Ano que vem tem a tal Copa do Mundo da ALCA (alguém ainda se lembra dessa ideia de ALCA?) e os brasileiros degredados, emigrados, exilados e, vá lá, expatriados terão novamente a oportunidade de resgatar em uníssono o sentimento bissexto pela amarelinha, ainda que sem as peculiares locuções esportivas das transmissões brasileiras, as necessárias folgas do trabalho e, claro, os gritos animados de vizinhos, ora xingando o jogador desastrado, ora homenageando a árvore genealógica do juiz, ora comemorando uma vitória, se é que esta virá.
Talvez haja alguma partida dramática, sempre há, já naquelas fases de mata-mata. O placar apertado, um 2 a 1 nervoso. Mas algo indica que naquele dia a vitória vem. A data é importante, como se a Copa do Mundo pudesse acontecer em um mês de setembro e tem gente se lembrando não só do dia 11 em que um atentado terrorista derrubou duas torres gigantes, deixou milhares de mortos e fez o mundo entrar no século 21 — também se recorda que em 1973 um bando militar deu o golpe no Chile, com a morte do então presidente do país.
Quando a partida caminha para o final do segundo tempo, um pênalti é anotado. A torcida brasileira gruda os olhos na TV e quem coloca a bola na marca de cal é ela, Cármen, jogadora de trajetória sólida e consistente. Os espectadores não têm dúvida de que o gol virá, mesmo que do outro lado, imóvel como se estivesse preso debaixo do travessão, esteja um goleiro ainda muito amado pela torcida. É Jair, o capitão do escrete norte-americano.

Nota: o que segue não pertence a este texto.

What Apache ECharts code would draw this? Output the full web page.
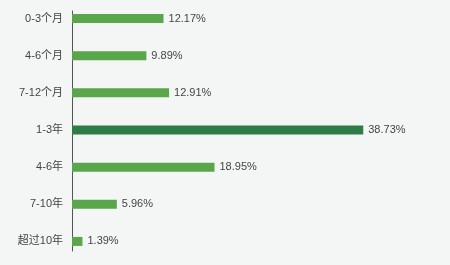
<!DOCTYPE html>
<html><head><meta charset="utf-8">
<script src="https://cdn.jsdelivr.net/npm/echarts@6/dist/echarts.min.js"></script>
<style>html,body{margin:0;padding:0;background:#f4f6f5}#c{width:450px;height:265px}</style>
</head><body><div id="c"></div>
<script>
const categories = ['0-3个月', '4-6个月', '7-12个月', '1-3年', '4-6年', '7-10年', '超过10年'];
const values = [12.17, 9.89, 12.91, 38.73, 18.95, 5.96, 1.39];
const highlightIndex = 3;

const chart = echarts.init(document.getElementById('c'));
chart.setOption({
  backgroundColor: '#f4f6f5',
  animation: false,
  grid: [
    {left: 72, top: 0, bottom: 5, width: 376},
    {left: 72, top: 11, bottom: 14, width: 376}
  ],
  xAxis: [
    {gridIndex: 0, type: 'value', min: 0, max: 50, show: false},
    {gridIndex: 1, type: 'value', min: 0, max: 1, show: false}
  ],
  yAxis: [
    {gridIndex: 0, type: 'category', data: categories, inverse: true,
     axisLine: {show: false}, axisTick: {show: false},
     axisLabel: {margin: 9, color: '#444', fontSize: 11, fontFamily: 'Liberation Sans, Noto Sans CJK SC, sans-serif'}},
    {gridIndex: 1, type: 'value', min: 0, max: 1,
     axisLine: {show: true, lineStyle: {color: '#555', width: 1}},
     axisTick: {show: false}, axisLabel: {show: false}, splitLine: {show: false}}
  ],
  series: [{
    type: 'bar', xAxisIndex: 0, yAxisIndex: 0,
    barWidth: 9,
    data: values.map((v, i) => ({value: v, itemStyle: {color: i === highlightIndex ? '#2e7d47' : '#5aa64a'}})),
    label: {show: true, position: 'right', distance: 5, formatter: p => p.value.toFixed(2) + '%',
      color: '#444', fontSize: 11, fontFamily: 'Liberation Sans, sans-serif'}
  }]
});
</script></body></html>
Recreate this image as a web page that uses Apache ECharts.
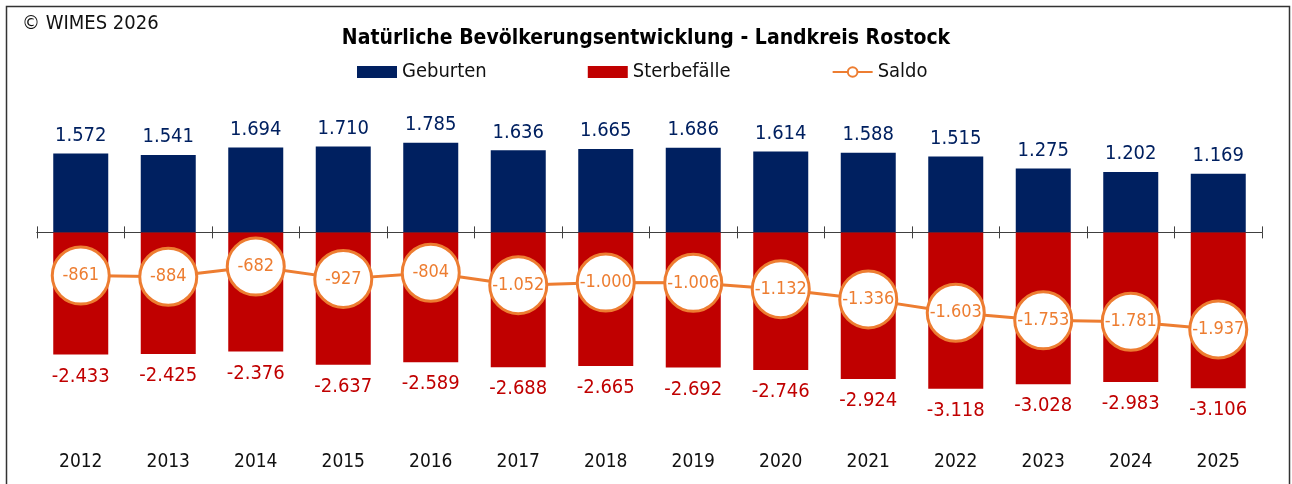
<!DOCTYPE html>
<html>
<head>
<meta charset="utf-8">
<script src="https://cdn.jsdelivr.net/npm/echarts@6/dist/echarts.min.js"></script>
<style>
  html, body { margin: 0; padding: 0; background: #fff; }
  #chart { width: 1292px; height: 484px; }
</style>
</head>
<body>
<div id="chart"></div>
<script>
var years = ["2012", "2013", "2014", "2015", "2016", "2017", "2018", "2019", "2020", "2021", "2022", "2023", "2024", "2025"];
var geburten = [1572, 1541, 1694, 1710, 1785, 1636, 1665, 1686, 1614, 1588, 1515, 1275, 1202, 1169];
var sterbefaelle = [-2433, -2425, -2376, -2637, -2589, -2688, -2665, -2692, -2746, -2924, -3118, -3028, -2983, -3106];
var saldo = [-861, -884, -682, -927, -804, -1052, -1000, -1006, -1132, -1336, -1603, -1753, -1781, -1937];

var font = 'Tahoma, "DejaVu Sans Condensed", "DejaVu Sans", sans-serif';

// deutsche Tausendertrennung
function fmt(v) {
  var s = String(Math.abs(v)).replace(/\B(?=(\d{3})+(?!\d))/g, ".");
  return (v < 0 ? "-" : "") + s;
}

var myChart = echarts.init(document.getElementById("chart"));

var tickAxis = function(pos, yIdx) {
  return {
    type: "category",
    data: years,
    position: pos,
    axisLine: { show: true, onZero: true, onZeroAxisIndex: yIdx, lineStyle: { color: "#404040", width: 1 } },
    axisTick: { show: true, length: 6, lineStyle: { color: "#404040" } },
    axisLabel: { show: false },
    splitLine: { show: false }
  };
};

var option = {
  animation: false,
  backgroundColor: "#fff",
  textStyle: { fontFamily: font },
  title: {
    text: "Natürliche Bevölkerungsentwicklung - Landkreis Rostock",
    left: "center",
    top: 28,
    padding: 0,
    textStyle: { fontFamily: font, fontSize: 21, fontWeight: "bold", color: "#000" }
  },
  graphic: [
    {
      type: "rect",
      shape: { x: 6.5, y: 6.5, width: 1283, height: 500 },
      style: { fill: "none", stroke: "#333", lineWidth: 1.5 }
    },
    {
      type: "text",
      left: 22,
      top: 14,
      style: { text: "© WIMES 2026", font: "20px " + font, fill: "#111" }
    }
  ],
  legend: {
    left: 357,
    top: 62,
    padding: 0,
    itemWidth: 40,
    itemHeight: 12,
    itemGap: 101,
    textStyle: { fontFamily: font, fontSize: 20, color: "#111" },
    data: [
      { name: "Geburten", icon: "rect" },
      { name: "Sterbefälle", icon: "rect" },
      { name: "Saldo" }
    ]
  },
  grid: { left: 37, right: 30, top: 107, bottom: 51, outerBoundsMode: "none", containLabel: false },
  xAxis: [
    {
      type: "category",
      data: years,
      position: "bottom",
      axisLine: { show: false, onZero: false },
      axisTick: { show: false },
      axisLabel: { margin: 20, fontFamily: font, fontSize: 19, color: "#111" }
    },
    tickAxis("bottom", 0),
    tickAxis("top", 1)
  ],
  yAxis: [
    { type: "value", min: -4000, max: 2500, show: false, splitLine: { show: false } },
    { type: "value", min: -4000, max: 2500, show: false, splitLine: { show: false } }
  ],
  series: [
    {
      name: "Geburten",
      type: "bar",
      barWidth: 55,
      barGap: "-100%",
      itemStyle: { color: "#002060" },
      label: {
        show: true,
        position: "top",
        distance: 8,
        fontFamily: font,
        fontSize: 20,
        color: "#002060",
        formatter: function(p) { return fmt(p.value); }
      },
      data: geburten
    },
    {
      name: "Sterbefälle",
      type: "bar",
      barWidth: 55,
      barGap: "-100%",
      itemStyle: { color: "#C00000" },
      label: {
        show: true,
        position: "bottom",
        distance: 12,
        fontFamily: font,
        fontSize: 20,
        color: "#C00000",
        formatter: function(p) { return fmt(p.value); }
      },
      data: sterbefaelle
    },
    {
      name: "Saldo",
      type: "line",
      symbol: "circle",
      symbolSize: 57,
      lineStyle: { color: "#ED7D31", width: 3 },
      itemStyle: { color: "#fff", borderColor: "#ED7D31", borderWidth: 3 },
      label: {
        show: true,
        position: "inside",
        fontFamily: font,
        fontSize: 18,
        color: "#ED7D31",
        formatter: function(p) { return fmt(p.value); }
      },
      z: 5,
      data: saldo
    }
  ]
};

myChart.setOption(option);
window.addEventListener("resize", function() {
  myChart.resize();
});
</script>
</body>
</html>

Cármen ajeita a camisa amarela no calção, chuta certeira e amplia a contagem. Jair já era, pensam os espectadores. É matematicamente impossível reverter a vantagem no marcador. A torcida norte-americana, resignada, entende que o fatídico lance condena o capitão do time a pendurar as chuteiras. Alguém comenta, sarcástico, que um pijama listrado lhe cairia bem.

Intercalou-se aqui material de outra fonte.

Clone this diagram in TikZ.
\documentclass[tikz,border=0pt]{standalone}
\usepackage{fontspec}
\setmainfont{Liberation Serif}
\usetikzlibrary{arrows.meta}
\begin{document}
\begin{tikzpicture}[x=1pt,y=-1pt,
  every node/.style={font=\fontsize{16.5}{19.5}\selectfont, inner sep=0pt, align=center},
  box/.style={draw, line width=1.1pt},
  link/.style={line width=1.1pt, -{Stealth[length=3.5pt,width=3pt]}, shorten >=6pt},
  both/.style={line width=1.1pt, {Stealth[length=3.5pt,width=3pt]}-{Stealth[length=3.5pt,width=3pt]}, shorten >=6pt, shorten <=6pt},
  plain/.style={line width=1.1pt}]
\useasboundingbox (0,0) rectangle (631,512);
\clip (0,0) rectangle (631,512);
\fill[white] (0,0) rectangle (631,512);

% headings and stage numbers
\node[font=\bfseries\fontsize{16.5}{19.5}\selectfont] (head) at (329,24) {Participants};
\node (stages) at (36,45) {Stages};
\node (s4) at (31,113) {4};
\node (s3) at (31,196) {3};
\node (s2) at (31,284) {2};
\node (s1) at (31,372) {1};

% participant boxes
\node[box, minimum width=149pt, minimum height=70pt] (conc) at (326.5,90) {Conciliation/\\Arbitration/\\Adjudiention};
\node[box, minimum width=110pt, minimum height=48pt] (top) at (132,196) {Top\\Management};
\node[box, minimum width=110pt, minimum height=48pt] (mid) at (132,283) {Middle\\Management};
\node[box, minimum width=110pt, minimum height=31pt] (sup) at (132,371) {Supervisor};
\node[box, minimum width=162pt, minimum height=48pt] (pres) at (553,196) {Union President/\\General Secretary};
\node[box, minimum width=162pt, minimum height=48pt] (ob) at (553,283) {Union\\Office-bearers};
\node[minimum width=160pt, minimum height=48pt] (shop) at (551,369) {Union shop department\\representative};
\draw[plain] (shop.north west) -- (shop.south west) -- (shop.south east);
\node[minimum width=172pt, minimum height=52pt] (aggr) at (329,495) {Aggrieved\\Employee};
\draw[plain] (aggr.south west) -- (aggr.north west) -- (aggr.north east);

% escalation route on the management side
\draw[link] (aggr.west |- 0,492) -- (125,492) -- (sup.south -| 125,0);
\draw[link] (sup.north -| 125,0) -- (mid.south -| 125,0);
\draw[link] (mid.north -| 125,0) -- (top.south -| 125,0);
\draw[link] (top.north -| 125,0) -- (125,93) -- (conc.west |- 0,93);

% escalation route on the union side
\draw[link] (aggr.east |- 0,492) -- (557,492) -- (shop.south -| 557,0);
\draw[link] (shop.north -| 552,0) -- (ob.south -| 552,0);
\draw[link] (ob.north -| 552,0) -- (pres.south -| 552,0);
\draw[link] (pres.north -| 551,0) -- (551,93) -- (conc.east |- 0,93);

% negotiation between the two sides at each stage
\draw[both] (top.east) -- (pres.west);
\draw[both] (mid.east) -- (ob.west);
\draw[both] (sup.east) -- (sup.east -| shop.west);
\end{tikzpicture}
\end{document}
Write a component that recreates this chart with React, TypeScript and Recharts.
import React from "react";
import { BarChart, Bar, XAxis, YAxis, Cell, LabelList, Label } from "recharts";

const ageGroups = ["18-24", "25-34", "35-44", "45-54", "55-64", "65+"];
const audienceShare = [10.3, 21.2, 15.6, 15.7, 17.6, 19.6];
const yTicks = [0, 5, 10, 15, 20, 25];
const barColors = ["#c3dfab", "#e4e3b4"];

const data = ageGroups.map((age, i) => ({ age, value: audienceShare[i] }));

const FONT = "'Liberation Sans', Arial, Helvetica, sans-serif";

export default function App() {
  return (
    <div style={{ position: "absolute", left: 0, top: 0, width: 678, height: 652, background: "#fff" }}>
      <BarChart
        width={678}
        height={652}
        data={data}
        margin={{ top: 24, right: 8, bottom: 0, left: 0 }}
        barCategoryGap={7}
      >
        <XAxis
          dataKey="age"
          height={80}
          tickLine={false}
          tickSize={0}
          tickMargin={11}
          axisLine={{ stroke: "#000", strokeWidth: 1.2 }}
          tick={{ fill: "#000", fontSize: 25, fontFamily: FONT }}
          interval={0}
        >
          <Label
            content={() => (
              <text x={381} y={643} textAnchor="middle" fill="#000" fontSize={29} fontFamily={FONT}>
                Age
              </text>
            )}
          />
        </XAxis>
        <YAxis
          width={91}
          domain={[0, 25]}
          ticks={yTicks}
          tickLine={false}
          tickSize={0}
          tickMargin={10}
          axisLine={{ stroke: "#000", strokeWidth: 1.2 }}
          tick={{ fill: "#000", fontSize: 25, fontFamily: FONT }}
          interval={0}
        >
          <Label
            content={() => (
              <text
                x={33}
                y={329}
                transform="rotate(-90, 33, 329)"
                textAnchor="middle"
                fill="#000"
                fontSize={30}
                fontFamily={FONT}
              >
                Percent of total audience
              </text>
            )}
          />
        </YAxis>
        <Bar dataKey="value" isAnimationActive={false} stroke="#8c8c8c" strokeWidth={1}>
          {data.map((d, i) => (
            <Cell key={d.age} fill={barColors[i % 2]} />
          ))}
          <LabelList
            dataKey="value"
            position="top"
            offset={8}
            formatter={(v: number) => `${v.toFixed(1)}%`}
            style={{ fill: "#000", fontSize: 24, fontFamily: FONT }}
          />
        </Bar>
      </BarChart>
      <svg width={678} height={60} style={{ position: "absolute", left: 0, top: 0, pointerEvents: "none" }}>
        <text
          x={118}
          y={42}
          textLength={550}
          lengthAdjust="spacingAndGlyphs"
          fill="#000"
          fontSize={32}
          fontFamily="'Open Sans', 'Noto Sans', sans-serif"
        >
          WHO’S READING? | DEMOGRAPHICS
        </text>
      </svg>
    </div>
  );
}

Espalhados pelo mundo, brasileiros degredados bebericam um gole de alguma coisa e até ensaiam uma comemoração tímida e quase silenciosa. Não dá para gritar um “é teeeetra”, nem festejar como Pelé o fez em solo americano naquele ano de 1994. Não dá para ir para a Paulista. Também não dá para, no dia seguinte, comentar os lances com o porteiro do prédio, o colega de trabalho, o vizinho da frente.
Só dá para pensar que no Brasil deve estar aquela barulheira de rojões, gente se abraçando, um carnaval fora de época, talvez os amigos combinando um churrasco.

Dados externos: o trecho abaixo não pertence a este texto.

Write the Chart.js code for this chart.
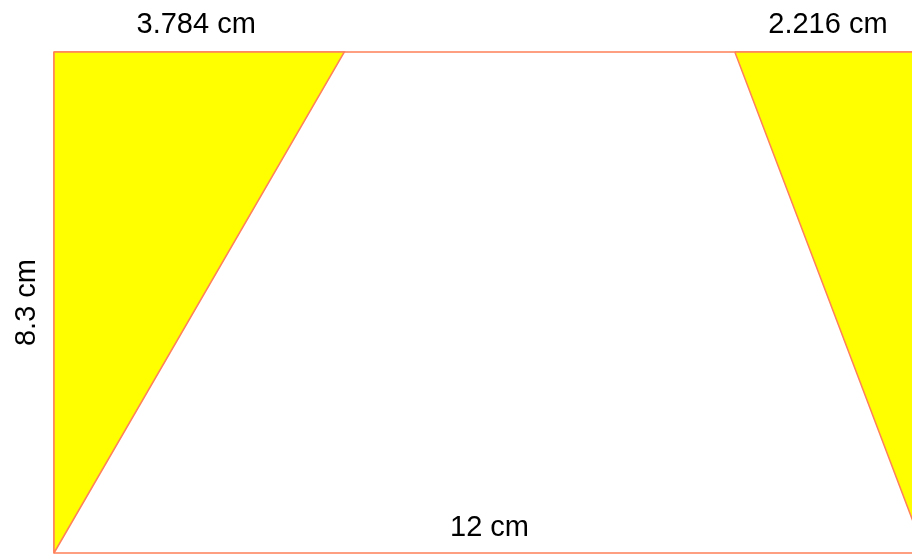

Emigrados precisavam ter uma palavra tão boa como a sororidade das mulheres para definir o entendimento mútuo que ocorre, de modo especial, nessas horas de estranho ufanismo nostálgico. Vamos chamar de diasporidade. É o que sentimos, em terras estrangeiras, quando ouvimos os acordes do Hino Nacional, quando nos lembramos do Sete de Setembro, quando toca um sambinha clássico em alguma festinha ou quando o cardápio do restaurante tem caipirinha — ainda que a receita seja um tanto atrapalhada.
Comungamos desse sentimento também quando tem jogo do Brasil. Ainda mais com gol da Cármen por baixo das canetas do Jair.
Como será que se diz alma lavada em esloveno?